Healthier dietary habits may help decrease the risk of adverse health outcomes from exposure to common chemicals used for their nonstick and flame-retardant properties in consumer products such as food packaging and cosmetics.
Wayne State University School of Medicine medical student Stephanie Morgan studied exposure to per- and polyfluoroalkyl substances, known as PFAS, while working in the laboratory of Assistant Professor of Pharmacology Michael Petriello, Ph.D., who is also affiliated with WSU's Institute of Environmental Health Sciences.
“For me, the most interesting part of this research is discovering methods to mitigate the toxicity of environmental pollutants in ways that improve overall health and prevention of diseases,” Morgan said. “This is especially important to me in the context of our urban, industrial community and poor health status of our community members.”
“Effect of lifestyle-based lipid lowering interventions on the relationship between circulating levels of per-and polyfluoroalkyl substances and serum cholesterol” was published in the March 2023 issue of “Environmental Toxicology and Pharmacology.”
PFAS chemicals are used in a variety of consumer products, including food packaging, non-stick cookware, paints and cosmetics, as well as in military fire-fighting foams.
“Exposure to these chemicals has been linked to multiple adverse health outcomes, including increased circulating total cholesterol and low-density lipoprotein cholesterol, both of which are risk factors for cardiovascular disease,” said Morgan, who is the study’s first author.

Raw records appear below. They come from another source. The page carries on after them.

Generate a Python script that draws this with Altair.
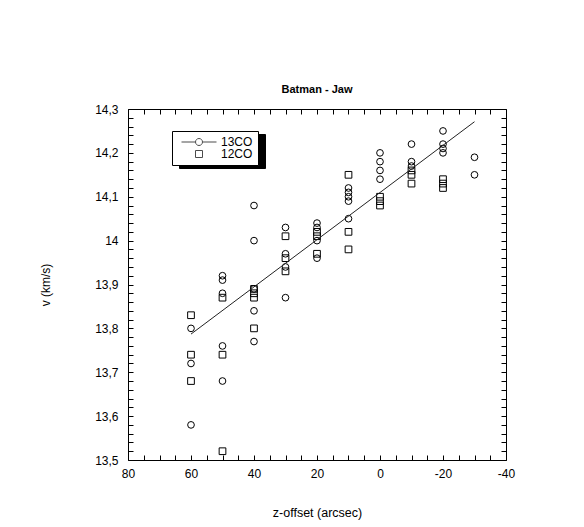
import altair as alt
import pandas as pd

# ---- data ----
# 13CO (circles)
x13 = [60, 60, 60,
       50, 50, 50, 50, 50,
       40, 40, 40, 40, 40,
       30, 30, 30, 30,
       20, 20, 20, 20,
       10, 10, 10, 10, 10,
       0, 0, 0, 0,
       -10, -10, -10,
       -20, -20, -20, -20,
       -30, -30]
v13 = [13.80, 13.72, 13.58,
       13.92, 13.91, 13.88, 13.76, 13.68,
       14.08, 14.00, 13.89, 13.84, 13.77,
       14.03, 13.97, 13.94, 13.87,
       14.04, 14.03, 14.00, 13.96,
       14.12, 14.11, 14.10, 14.09, 14.05,
       14.20, 14.18, 14.16, 14.14,
       14.22, 14.18, 14.17,
       14.25, 14.22, 14.21, 14.20,
       14.19, 14.15]
# 12CO (squares)
x12 = [60, 60, 60,
       50, 50, 50,
       40, 40, 40, 40,
       30, 30, 30,
       20, 20, 20,
       10, 10, 10,
       0, 0, 0,
       -10, -10, -10,
       -20, -20, -20]
v12 = [13.83, 13.74, 13.68,
       13.87, 13.74, 13.52,
       13.89, 13.88, 13.87, 13.80,
       14.01, 13.96, 13.93,
       14.02, 14.01, 13.97,
       14.15, 14.02, 13.98,
       14.10, 14.09, 14.08,
       14.16, 14.15, 14.13,
       14.14, 14.13, 14.12]
# fitted line (13CO)
fit_x = [60, -30]
fit_v = [13.787, 14.271]

series_names = ["13CO", "12CO"]
x_ticks = list(range(-40, 85, 5))
y_ticks = [round(13.5 + 0.02 * i, 2) for i in range(41)]

df = pd.DataFrame({
    "offset": x13 + x12,
    "v": v13 + v12,
    "series": [series_names[0]] * len(x13) + [series_names[1]] * len(x12),
})
fit_df = pd.DataFrame({"offset": fit_x, "v": fit_v})

FONT = "Liberation Sans"
LINE_CIRCLE = "M-5,0L-1,0M1,0L5,0M-1,0A1,1,0,1,1,1,0A1,1,0,1,1,-1,0"

x_scale = alt.Scale(domain=[-40, 80], reverse=True, nice=False, zero=False)
y_scale = alt.Scale(domain=[13.5, 14.3], nice=False, zero=False)

tick_common = dict(tickSize=5, offset=-5, domain=False, grid=False,
                   tickColor="black", tickWidth=1, labelOverlap=False,
                   labelFlush=False)

x_bottom = alt.Axis(orient="bottom", values=x_ticks,
                    labelExpr="datum.value % 20 == 0 ? '' + datum.value : ''",
                    labelFont=FONT, labelFontSize=12, labelColor="black",
                    labelPadding=8,
                    title="z-offset (arcsec)", titleFont=FONT, titleFontSize=12.5,
                    titleFontWeight="normal", titleColor="black", titlePadding=27,
                    **tick_common)
y_left = alt.Axis(orient="left", values=y_ticks,
                  labelExpr="abs(datum.value*10 - round(datum.value*10)) < 0.001 ? replace(format(datum.value, '~g'), '.', ',') : ''",
                  labelFont=FONT, labelFontSize=12, labelColor="black",
                  labelPadding=10,
                  title="v (km/s)", titleFont=FONT, titleFontSize=12,
                  titleFontWeight="normal", titleColor="black", titlePadding=42,
                  **tick_common)
x_top = alt.Axis(orient="top", values=x_ticks, labels=False, title=None, **tick_common)
y_right = alt.Axis(orient="right", values=y_ticks, labels=False, title=None, **tick_common)

points = alt.Chart(df).mark_point(filled=False, size=45, strokeWidth=1,
                                  color="black", opacity=1).encode(
    x=alt.X("offset:Q", scale=x_scale, axis=x_bottom),
    y=alt.Y("v:Q", scale=y_scale, axis=y_left),
    shape=alt.Shape("series:N",
                    scale=alt.Scale(domain=series_names, range=["circle", "square"]),
                    legend=None),
)

fit = alt.Chart(fit_df).mark_line(color="#222222", strokeWidth=1).encode(
    x=alt.X("offset:Q", scale=x_scale, axis=x_top),
    y=alt.Y("v:Q", scale=y_scale, axis=y_right),
)

legend_common = dict(title=None, orient="none", padding=5, symbolSize=49,
                     symbolStrokeWidth=1, symbolOffset=16, labelOffset=16,
                     labelFont=FONT, labelFontSize=12, rowPadding=0,
                     cornerRadius=0)

legend_layer = alt.Chart(df).transform_filter("false").mark_point(
    filled=False, size=49, color="black").encode(
    x=alt.X("offset:Q", scale=x_scale, axis=None),
    y=alt.Y("v:Q", scale=y_scale, axis=None),
    shape=alt.Shape("series:N",
                    scale=alt.Scale(domain=series_names, range=[LINE_CIRCLE, "square"]),
                    legend=alt.Legend(legendX=44, legendY=22, fillColor="white",
                                      strokeColor="black", symbolStrokeColor="black",
                                      symbolFillColor="transparent", labelColor="black",
                                      zindex=2, **legend_common)),
    color=alt.Color("shadow:N",
                    scale=alt.Scale(domain=["a", "b"], range=["black", "black"]),
                    legend=alt.Legend(legendX=51, legendY=25, fillColor="black",
                                      strokeColor="black", symbolOpacity=0,
                                      labelColor="black",
                                      labelExpr="datum.label == 'a' ? '13CO' : '12CO'",
                                      zindex=1, **legend_common)),
)

chart = alt.layer(points, fit, legend_layer).resolve_scale(
    shape="independent"
).properties(
    width=378, height=351,
    padding={"left": 128, "top": 109, "right": 78, "bottom": 67},
    autosize=alt.AutoSizeParams(type="none"),
    background="white",
    title=alt.Title("Batman - Jaw", font=FONT, fontSize=11, fontWeight="bold",
                    color="black", anchor="middle", offset=14, dy=17,
                    baseline="bottom"),
).configure_view(stroke="black", strokeWidth=1)

chart.save("out.html", embed_options={"renderer": "svg", "actions": False})
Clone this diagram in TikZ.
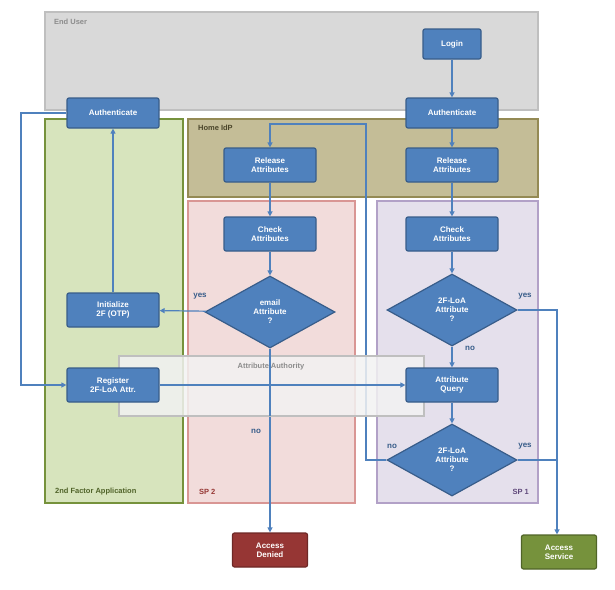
\documentclass[tikz,border=0pt]{standalone}
\usepackage{fontspec}
\setmainfont{Liberation Sans}
\usetikzlibrary{shapes.geometric,arrows.meta}
\definecolor{boxblue}{RGB}{79,129,189}
\definecolor{boxedge}{RGB}{56,93,138}
\tikzset{every picture/.style={line width=0.75pt}}
\tikzset{
  rlabel/.style={font=\bfseries\fontsize{7.5}{8}\selectfont,inner sep=0.75pt},
  task/.style={draw=boxedge,fill=boxblue,text=white,rounded corners=2pt,
    minimum width=92pt,minimum height=34pt,align=center,
    font=\bfseries\fontsize{8}{9}\selectfont,line width=1.2pt},
  test/.style={diamond,draw=boxedge,fill=boxblue,text=white,aspect=1.8,
    minimum width=130pt,minimum height=72pt,inner sep=0pt,align=center,
    font=\bfseries\fontsize{8}{9}\selectfont,line width=1.2pt},
  flow/.style={draw=boxblue,line width=1.2pt,-{Triangle[length=5pt,width=5pt]}},
  ans/.style={text=boxedge,font=\bfseries\fontsize{8}{9}\selectfont,inner sep=0.75pt}
}
\begin{document}
\begin{tikzpicture}[x=1pt,y=1pt,yscale=-1]
\useasboundingbox (0,0) rectangle (615,589);

% regions
\draw [fill={rgb,255:red,217;green,217;blue,217},draw={rgb,255:red,191;green,191;blue,191},line width=1.5pt] (45,12) rectangle (538,110);
\draw [fill={rgb,255:red,196;green,189;blue,151},draw={rgb,255:red,148;green,138;blue,84},line width=1.5pt] (188,119) rectangle (538,197);
\draw [fill={rgb,255:red,215;green,228;blue,189},draw={rgb,255:red,118;green,146;blue,60},line width=1.5pt] (45,119) rectangle (183,503);
\draw [fill={rgb,255:red,242;green,220;blue,219},draw={rgb,255:red,217;green,150;blue,148},line width=1.5pt] (188,201) rectangle (355,503);
\draw [fill={rgb,255:red,229;green,224;blue,236},draw={rgb,255:red,178;green,161;blue,199},line width=1.5pt] (377,201) rectangle (538,503);

\node [rlabel,text={rgb,255:red,140;green,140;blue,140},anchor=west] at (53,22) {End User};
\node [rlabel,text={rgb,255:red,74;green,69;blue,42},anchor=west] at (197,128) {Home IdP};
\node [rlabel,text={rgb,255:red,79;green,98;blue,40},anchor=west] at (54,492) {2nd Factor Application};
\node [rlabel,text={rgb,255:red,150;green,55;blue,52},anchor=west] at (198,492) {SP 2};
\node [rlabel,text={rgb,255:red,96;green,73;blue,123},anchor=east] at (530,492) {SP 1};

% lines behind the attribute authority box
\node [task,minimum width=58pt,minimum height=30pt] (login) at (452,44) {Login};
\node [task,minimum height=30pt] (authR) at (452,113) {Authenticate};
\node [task,minimum height=30pt] (authL) at (113,113) {Authenticate};
\node [task] (relL) at (270,165) {Release\\Attributes};
\node [task] (relR) at (452,165) {Release\\Attributes};
\node [task] (chkL) at (270,234) {Check\\Attributes};
\node [task] (chkR) at (452,234) {Check\\Attributes};
\node [test] (email) at (270,312) {email\\Attribute\\?};
\node [test] (loaA) at (452,310) {2F-LoA\\Attribute\\?};
\node [task] (init) at (113,310) {Initialize\\2F (OTP)};
\node [test] (loaB) at (452,460) {2F-LoA\\Attribute\\?};
\node [task,minimum width=75pt,fill={rgb,255:red,150;green,54;blue,52},draw={rgb,255:red,110;green,40;blue,38}] (denied) at (270,550) {Access\\Denied};
\node [task,minimum width=75pt,fill={rgb,255:red,118;green,146;blue,60},draw={rgb,255:red,80;green,100;blue,40}] (service) at (559,552) {Access\\Service};
\coordinate (sv) at (557,310);

\draw [flow] (email.south) -- (denied);
\draw [flow] (loaB.west) -- (366,460) -- (366,124) -- (270,124) -- (relL);
\draw [flow] (loaA.east) -- (sv) -- (service.north -| sv);
\draw [boxblue,line width=1.2pt] (loaB.east) -- (loaB.east -| sv);

% attribute authority
\draw [fill={rgb,255:red,242;green,242;blue,242},fill opacity=0.85,draw={rgb,255:red,191;green,191;blue,191},line width=1.5pt] (119,356) rectangle (424,416);
\node [rlabel,text={rgb,255:red,140;green,140;blue,140}] at (271,367) {Attribute Authority};

\node [task] (reg) at (113,385) {Register\\2F-LoA Attr.};
\node [task] (query) at (452,385) {Attribute\\Query};
\draw [boxblue,line width=1.2pt] (email.south) -- (270,416);

\draw [flow] (login) -- (authR);
\draw [flow] (authR) -- (relR);
\draw [flow] (relR) -- (chkR);
\draw [flow] (chkR) -- (loaA);
\draw [flow] (loaA) -- (query);
\draw [flow] (query) -- (loaB);
\draw [flow] (relL) -- (chkL);
\draw [flow] (chkL) -- (email);
\draw [flow] (email) -- (init);
\draw [flow] (init) -- (authL);
\draw [flow] (authL.west) -- (21,113) -- (21,385) -- (reg);
\draw [flow] (reg) -- (query);

% answers
\node [ans] at (525,296) {yes};
\node [ans] at (525,446) {yes};
\node [ans] at (470,348) {no};
\node [ans] at (392,446) {no};
\node [ans] at (200,296) {yes};
\node [ans] at (256,431) {no};
\end{tikzpicture}
\end{document}
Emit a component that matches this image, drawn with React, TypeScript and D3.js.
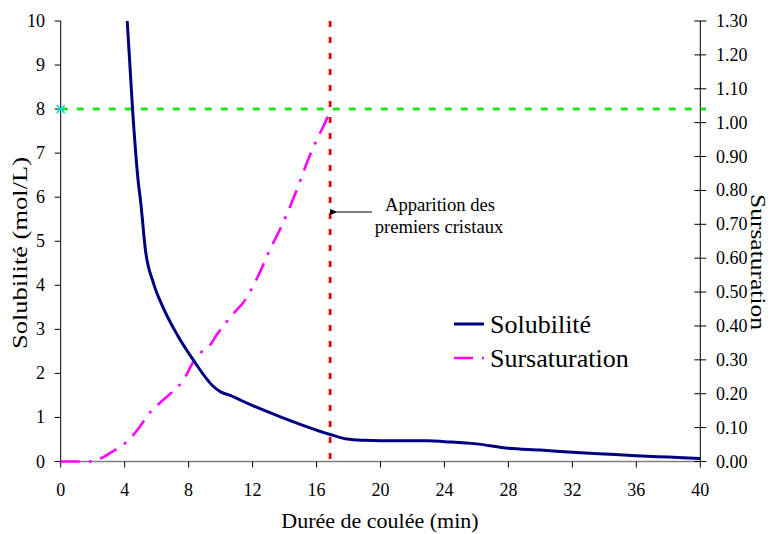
import React from "react";
import * as d3 from "d3";

const solTime = [4.16, 4.5, 4.85, 5.0, 5.3, 5.8, 6.4, 7.25, 8.3, 9.5, 10.0, 10.6, 11.8, 13.7, 16.8, 17.9, 19, 20, 22, 23, 24, 26, 28, 30, 32, 34, 36, 38, 40];
const solValue = [10, 7.96, 6.35, 5.9, 4.8, 4.05, 3.5, 2.9, 2.3, 1.72, 1.58, 1.5, 1.3, 1.02, 0.62, 0.51, 0.48, 0.47, 0.47, 0.47, 0.45, 0.4, 0.3, 0.26, 0.21, 0.17, 0.13, 0.1, 0.07];

const sursTime = [0, 1, 2, 2.66, 3.39, 4.0, 4.96, 5.4, 6.3, 7.66, 8.5, 9.33, 9.75, 11.0, 11.4, 12.2, 12.46, 13.07, 13.7, 14.33, 15.0, 15.27, 16.1, 16.52, 16.87];
const sursValue = [0, 0, 0, 0.013, 0.034, 0.053, 0.103, 0.134, 0.177, 0.24, 0.31, 0.343, 0.373, 0.447, 0.468, 0.533, 0.559, 0.624, 0.684, 0.751, 0.831, 0.866, 0.958, 0.998, 1.037];

const xTicks = [0, 4, 8, 12, 16, 20, 24, 28, 32, 36, 40];
const yLeftTicks = [0, 1, 2, 3, 4, 5, 6, 7, 8, 9, 10];
const yRightTicks = [0, 0.1, 0.2, 0.3, 0.4, 0.5, 0.6, 0.7, 0.8, 0.9, 1.0, 1.1, 1.2, 1.3];

const firstCrystalTime = 16.85;
const thresholdLevel = 8;

const FONT = '"Liberation Serif", "DejaVu Serif", "Times New Roman", serif';
const tStyle = { fontFamily: FONT, fill: "#000" };

export default function App() {
  const L = 60.7, R = 700.3, T = 21, B = 461.5;
  const x = d3.scaleLinear().domain([0, 40]).range([L, R]);
  const yL = d3.scaleLinear().domain([0, 10]).range([B, T]);
  const yR = d3.scaleLinear().domain([0, 1.3]).range([B, T]);

  const solLine = d3
    .line<number>()
    .x((_, i) => x(solTime[i]))
    .y((d) => yL(d))
    .curve(d3.curveMonotoneX)(solValue) as string;

  const sursLine = d3
    .line<number>()
    .x((_, i) => x(sursTime[i]))
    .y((d) => yR(d))
    .curve(d3.curveMonotoneX)(sursValue) as string;

  const gy = yL(thresholdLevel);
  const rx = x(firstCrystalTime);

  return (
    <svg
      width={770}
      height={534}
      style={{ position: "absolute", left: 0, top: 0, background: "#fff" }}
    >
      {/* x axis */}
      <line x1={L} x2={R} y1={B} y2={B} stroke="#808080" strokeWidth={1.5} />
      {xTicks.map((t) => (
        <g key={"x" + t}>
          <line x1={x(t)} x2={x(t)} y1={B} y2={B + 6} stroke="#000" strokeWidth={1} />
          <text x={x(t)} y={496} fontSize={18} textAnchor="middle" style={tStyle}>
            {t}
          </text>
        </g>
      ))}
      {/* left axis */}
      <line x1={L} x2={L} y1={T} y2={B} stroke="#000" strokeWidth={1} />
      {yLeftTicks.map((t) => (
        <g key={"yl" + t}>
          <line x1={L - 6} x2={L} y1={yL(t)} y2={yL(t)} stroke="#000" strokeWidth={1} />
          <text x={45} y={yL(t) + 6} fontSize={18} textAnchor="end" style={tStyle}>
            {t}
          </text>
        </g>
      ))}
      {/* right axis */}
      <line x1={R} x2={R} y1={T} y2={B} stroke="#000" strokeWidth={1} />
      {yRightTicks.map((t) => (
        <g key={"yr" + t}>
          <line x1={R - 6} x2={R + 6} y1={yR(t)} y2={yR(t)} stroke="#000" strokeWidth={1} />
          <text x={716} y={yR(t) + 6} fontSize={18} textAnchor="start" style={tStyle}>
            {t.toFixed(2)}
          </text>
        </g>
      ))}

      {/* green threshold */}
      <line x1={L} x2={706} y1={gy} y2={gy} stroke="#22dd22" strokeWidth={3} strokeDasharray="7,9" />
      <g stroke="#00e0e0" strokeWidth={1.5}>
        <line x1={L - 4} x2={L + 4} y1={gy - 4} y2={gy + 4} />
        <line x1={L - 4} x2={L + 4} y1={gy + 4} y2={gy - 4} />
      </g>

      {/* curves */}
      <path d={sursLine} fill="none" stroke="#ff00ff" strokeWidth={2.6} strokeDasharray="19,9,3,9" />
      <path d={solLine} fill="none" stroke="#000080" strokeWidth={3} />

      {/* red vertical */}
      <line x1={rx} x2={rx} y1={T} y2={B} stroke="#ee0000" strokeWidth={2.8} strokeDasharray="6,10" />

      {/* annotation */}
      <defs>
        <marker id="arr" viewBox="0 0 10 10" refX={1} refY={5} markerWidth={8} markerHeight={8} orient="auto-start-reverse">
          <path d="M0,5 L10,1 L10,9 Z" fill="#000" />
        </marker>
      </defs>
      <line x1={372} x2={337} y1={212} y2={212} stroke="#000" strokeWidth={1} markerEnd="url(#arr)" />
      <text x={440} y={211} fontSize={18.6} textAnchor="middle" style={tStyle}>Apparition des</text>
      <text x={439} y={233} fontSize={18.6} textAnchor="middle" style={tStyle}>premiers cristaux</text>

      {/* legend */}
      <line x1={454} x2={484} y1={324} y2={324} stroke="#000080" strokeWidth={3} />
      <text x={490} y={333} fontSize={26} style={tStyle}>Solubilité</text>
      <line x1={454} x2={484} y1={358} y2={358} stroke="#ff00ff" strokeWidth={2.6} strokeDasharray="19,9,3,9" />
      <text x={490} y={367} fontSize={26} style={tStyle}>Sursaturation</text>

      {/* axis titles */}
      <text x={380} y={528} fontSize={22} textAnchor="middle" style={tStyle}>Durée de coulée (min)</text>
      <text
        transform="translate(27,253) rotate(-90)"
        fontSize={20}
        textAnchor="middle"
        textLength={192}
        lengthAdjust="spacingAndGlyphs"
        style={tStyle}
      >
        Solubilité (mol/L)
      </text>
      <text
        transform="translate(751,262) rotate(90)"
        fontSize={20}
        textAnchor="middle"
        textLength={136}
        lengthAdjust="spacingAndGlyphs"
        style={tStyle}
      >
        Sursaturation
      </text>
    </svg>
  );
}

The bio-behavioral lifestyle intervention study followed participants for six months in Lexington, Ky., where at the University of Kentucky Dr. Petriello previously completed his doctorate in 2015 and worked as a postdoctoral fellow from 2016 to 2019.
The participants incorporated a lipid-lowering lifestyle and dietary intervention. Researchers compared levels of PFAS at baseline with levels at the end of the intervention. The results showed decreased levels of total cholesterol in parallel with decreased levels of several PFAS chemicals after the intervention, as well as changes in PFAS-protein binding in serum after circulating lipid reduction.
The Petriello lab is working to understand the mechanisms that link nutrition and toxicology, which may lead to translatable prevention strategies to limit pollutant-induced metabolic disorders such as diabetes, obesity and cardiovascular disease, especially in at-risk populations.
Morgan reached out to Dr. Petriello in October 2020 interested in his environmental epidemiological studies. "Stephanie was a very hardworking and independent trainee and she brought a great positive attitude to our lab dynamic," he said. "Her hard work paid off as she was a recipient of a 2021 Medical Student Research Fellowship and recently had a manuscript published as first author."
Morgan joined the project in the summer of 2021.
“Opportunities to participate in this level of clinical research are hard to come by and finding the right fit with a lab group and principal investigator who share your interests and passions is even more difficult,” she said. “At the Wayne State University School of Medicine, we are fortunate to have lectures given by a multitude of professors and experienced researchers, all of whom are accepting and encouraging to medical student participation. Dr. Petriello has not only helped advance my skills as a researcher, he has also fostered my interest in environmental toxicology and supported my professional growth. The opportunity and responsibility that have been given to me through this research will without a doubt make me a better and more curious physician.”
To follow up, the team will investigate the mechanism behind the redistribution of PFAS among proteins associated with lipid-lowering health interventions.
“Additionally, as some individuals within the Detroit population have been shown to have elevated serum levels of PFAS, we plan to investigate associated adverse health outcomes in our community,” Morgan said.
In partnership with Henry Ford Health, the team also will examine associations of PFAS exposure with maternal perinatal gut microbiome alterations and adverse maternal-fetal outcomes, including low birth weight and pre-term birth.